▶ **Task**
In exact form, please repeat the records from their opening line down to the line with "import matplotlib.pyplot as plt", including that line.

(Source code of charts)
***

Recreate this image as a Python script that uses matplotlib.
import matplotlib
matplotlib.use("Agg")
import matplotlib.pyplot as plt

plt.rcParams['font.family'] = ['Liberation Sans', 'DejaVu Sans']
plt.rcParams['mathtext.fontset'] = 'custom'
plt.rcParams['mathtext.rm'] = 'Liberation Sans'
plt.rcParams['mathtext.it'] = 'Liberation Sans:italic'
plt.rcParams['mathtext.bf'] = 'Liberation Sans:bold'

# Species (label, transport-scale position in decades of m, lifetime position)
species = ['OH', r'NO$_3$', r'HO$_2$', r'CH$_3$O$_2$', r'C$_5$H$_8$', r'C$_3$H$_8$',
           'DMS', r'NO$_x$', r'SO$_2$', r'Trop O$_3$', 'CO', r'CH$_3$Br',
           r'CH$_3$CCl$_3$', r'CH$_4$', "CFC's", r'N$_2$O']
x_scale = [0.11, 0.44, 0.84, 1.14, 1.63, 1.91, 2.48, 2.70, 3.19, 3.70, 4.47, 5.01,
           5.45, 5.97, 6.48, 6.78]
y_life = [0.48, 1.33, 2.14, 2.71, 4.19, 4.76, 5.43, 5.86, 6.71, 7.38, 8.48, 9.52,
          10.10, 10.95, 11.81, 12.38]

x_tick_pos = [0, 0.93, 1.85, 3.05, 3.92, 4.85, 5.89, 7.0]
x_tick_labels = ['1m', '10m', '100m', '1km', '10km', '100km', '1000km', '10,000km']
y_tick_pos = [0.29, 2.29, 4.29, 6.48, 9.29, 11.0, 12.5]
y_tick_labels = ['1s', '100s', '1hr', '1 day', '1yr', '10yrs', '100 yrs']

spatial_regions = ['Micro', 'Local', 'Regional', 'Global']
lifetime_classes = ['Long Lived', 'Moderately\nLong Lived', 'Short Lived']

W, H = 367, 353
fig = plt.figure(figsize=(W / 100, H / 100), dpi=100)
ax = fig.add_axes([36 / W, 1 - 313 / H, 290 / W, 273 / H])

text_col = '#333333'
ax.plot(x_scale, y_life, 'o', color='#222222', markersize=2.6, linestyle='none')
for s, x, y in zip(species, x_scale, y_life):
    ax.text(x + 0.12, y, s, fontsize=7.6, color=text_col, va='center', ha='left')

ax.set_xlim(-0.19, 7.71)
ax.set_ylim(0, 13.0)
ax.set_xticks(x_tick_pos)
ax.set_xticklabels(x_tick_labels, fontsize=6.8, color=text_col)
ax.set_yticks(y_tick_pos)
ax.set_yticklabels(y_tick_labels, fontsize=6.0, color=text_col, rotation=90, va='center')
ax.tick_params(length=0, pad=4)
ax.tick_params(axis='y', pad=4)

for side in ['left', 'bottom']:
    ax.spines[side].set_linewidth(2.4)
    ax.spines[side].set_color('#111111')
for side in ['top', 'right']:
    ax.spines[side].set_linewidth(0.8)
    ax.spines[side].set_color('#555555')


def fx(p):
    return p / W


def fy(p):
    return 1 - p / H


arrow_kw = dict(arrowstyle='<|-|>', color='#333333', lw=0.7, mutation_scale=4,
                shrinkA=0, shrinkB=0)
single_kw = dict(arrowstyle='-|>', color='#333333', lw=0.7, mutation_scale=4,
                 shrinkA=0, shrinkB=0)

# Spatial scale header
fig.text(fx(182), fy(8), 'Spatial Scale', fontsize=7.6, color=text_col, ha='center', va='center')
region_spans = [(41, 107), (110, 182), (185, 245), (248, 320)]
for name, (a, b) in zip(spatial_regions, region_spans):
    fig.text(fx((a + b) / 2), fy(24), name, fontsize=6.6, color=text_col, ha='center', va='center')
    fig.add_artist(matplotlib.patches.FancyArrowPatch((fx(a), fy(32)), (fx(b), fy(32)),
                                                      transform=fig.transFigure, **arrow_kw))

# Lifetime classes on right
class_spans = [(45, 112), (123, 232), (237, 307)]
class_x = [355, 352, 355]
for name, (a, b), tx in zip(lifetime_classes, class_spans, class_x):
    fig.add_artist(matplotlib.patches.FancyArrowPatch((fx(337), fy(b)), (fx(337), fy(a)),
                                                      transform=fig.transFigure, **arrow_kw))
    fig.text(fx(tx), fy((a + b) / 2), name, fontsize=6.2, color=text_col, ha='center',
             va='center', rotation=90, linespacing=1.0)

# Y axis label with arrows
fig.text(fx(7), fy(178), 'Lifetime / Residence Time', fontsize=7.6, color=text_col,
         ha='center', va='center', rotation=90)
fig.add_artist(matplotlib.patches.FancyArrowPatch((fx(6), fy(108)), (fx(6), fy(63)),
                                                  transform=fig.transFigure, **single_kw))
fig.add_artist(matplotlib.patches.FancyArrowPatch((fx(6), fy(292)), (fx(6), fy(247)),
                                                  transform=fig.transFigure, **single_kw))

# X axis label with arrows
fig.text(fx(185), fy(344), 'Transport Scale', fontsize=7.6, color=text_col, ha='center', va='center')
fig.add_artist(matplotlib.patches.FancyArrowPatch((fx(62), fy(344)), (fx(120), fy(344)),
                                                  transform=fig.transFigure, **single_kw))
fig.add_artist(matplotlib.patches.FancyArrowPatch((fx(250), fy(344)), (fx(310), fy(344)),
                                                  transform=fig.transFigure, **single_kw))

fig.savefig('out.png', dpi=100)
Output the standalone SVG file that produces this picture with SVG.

***

▶ **In response**
Recreate this image as a Python script that uses matplotlib.
import matplotlib
matplotlib.use("Agg")
import matplotlib.pyplot as plt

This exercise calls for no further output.